Kenya enjoys a tropical climate. It is hot and humid at the coast, temperate inland and very dry in the north and northeast parts of the country. The average annual temperature for the coastal town of Mombasa (altitude 17 metres) is 30.30 Celsius maximum and 22.40 Celsius minimum, the capital city, Nairobi (altitude 1,661 metres) 25.20 Celsius maximum and 13.60 Celsius minimum, Eldoret (altitude 3,085) 23.60 Celsius maximum and 9.50 Celsius minimum, Lodwar (altitude) 506 metres) and the drier north plainlands 34.80 Celsius maximum and 23.70 Celsius minimum.
There is plenty of sunshine all the year round and summer clothes are worn throughout the year. However, it is usually cool at night and early in the morning.

The long rains occur from April to June and short rains from October to December. The rainfall is sometimes heavy and when it does come it often falls in the afternoons and evenings. The hottest period is from February to March and coldest in July to August.

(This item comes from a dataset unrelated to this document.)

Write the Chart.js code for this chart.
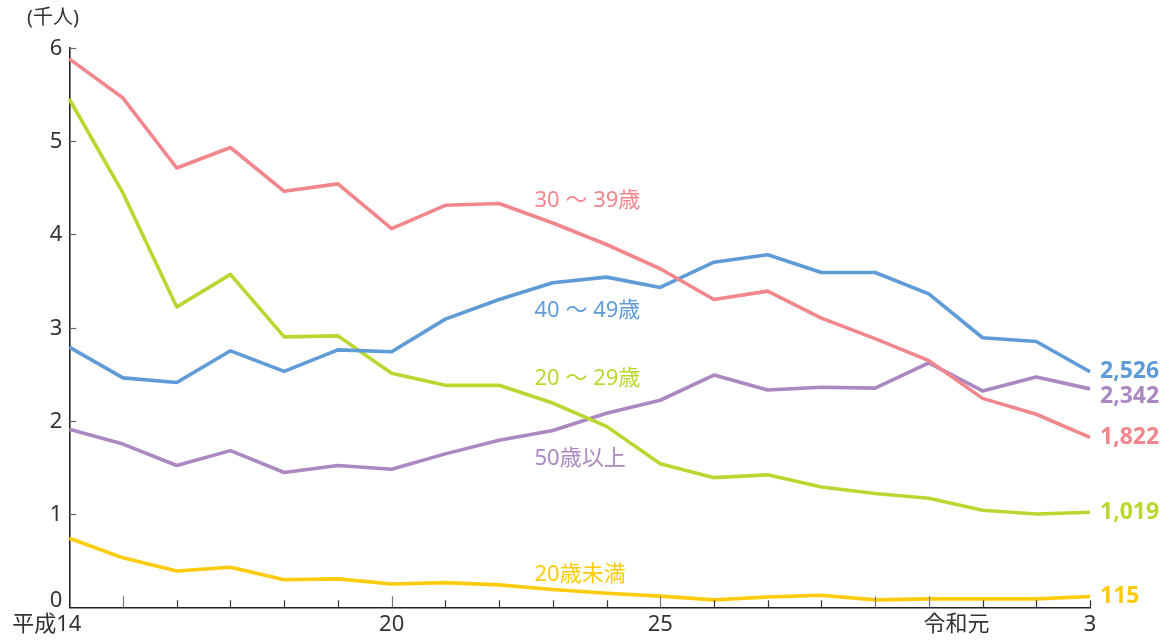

The annual migration of wildlife between Serengeti National Park in Tanzania and Maasai Mara National Park in Kenya takes place between June and September. The migration of almost two million wildebeest, zebras and other species is nature’s greatest spectacle on earth. The animal trek has been captured by filmmakers worldwide.

Drinking Water
Drinking water from the tap must be considered risky. Hotels and lodges usually furnish safe water in a thermos flask in guest rooms. Bottled mineral water is available in every hotel andsupermarket.

Both mains electricity and generated supply in lodges provide 240 volts AC 50 cycles. Most large hotels and some game lodges provide shaving points with 110v 50 cycles. Sockets are normally three pin and of the ‘square’ variety.

Tipping and Poterage
Although hotels and lodges include a service charge, it is customary to tip porters, waiters, taxi drivers and safari drivers/guides.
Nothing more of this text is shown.